The main functionalities of the code include:
Preprocessing: The code preprocesses text data by removing links, numbers, special characters, and optionally stopwords. It applies lemmatization to the remaining words.
Building Relations and Lexical Chains: The code builds relations between nouns in the text using WordNet, a lexical database. It creates lexical chains based on these relations, using a threshold for similarity comparison.
Document Feature Extraction: The code extracts features from documents by using lexical chains as the feature selection method. It stores the document features in separate files using pickle.

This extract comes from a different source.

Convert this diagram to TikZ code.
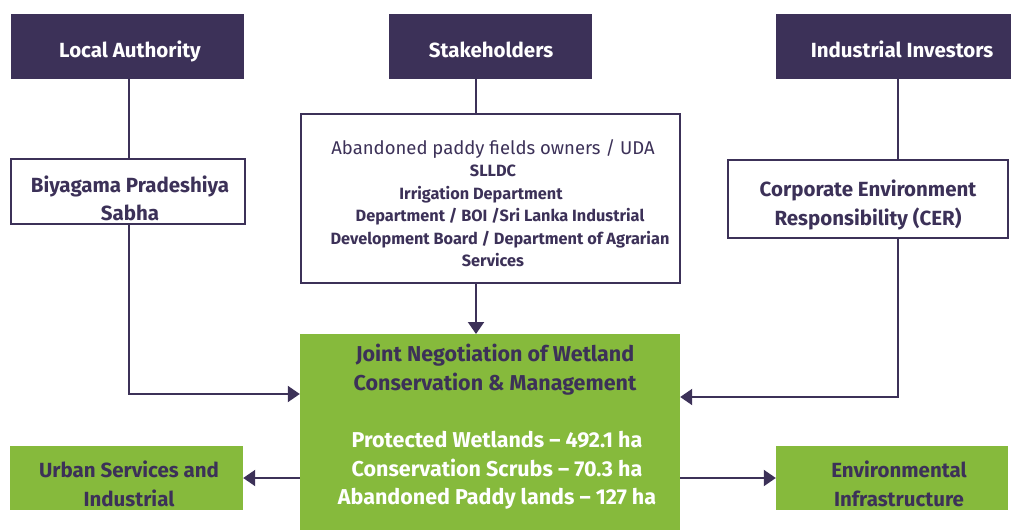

Vector Space Model (VSM) Construction: The code constructs a VSM representation for the documents by combining the document features extracted earlier. It identifies the total features present across all documents and creates a matrix representing the features and their occurrences in each document.
Document Vector Storage and Retrieval: The code stores and retrieves the document vectors obtained from the VSM representation, using pickle.
K-means Clustering: The code performs K-means clustering on the document vectors. It provides functionality for selecting the optimal value of K using the elbow method and visualizing the results. It also calculates the within-cluster sum of squares (WCSS) and the Silhouette Coefficient as evaluation metrics.
Best K-means Clustering: The code provides an alternative method for selecting the optimal value of K based on the best Silhouette score. It offers the option to scale the data using MinMaxScaler before clustering and visualizes the results.
Note: The code includes specific file paths that need to be adjusted based on the user's file structure and requirements. Overall, this project aims to cluster documents using K-means and provides options for selecting the optimal number of clusters based on different evaluation metrics.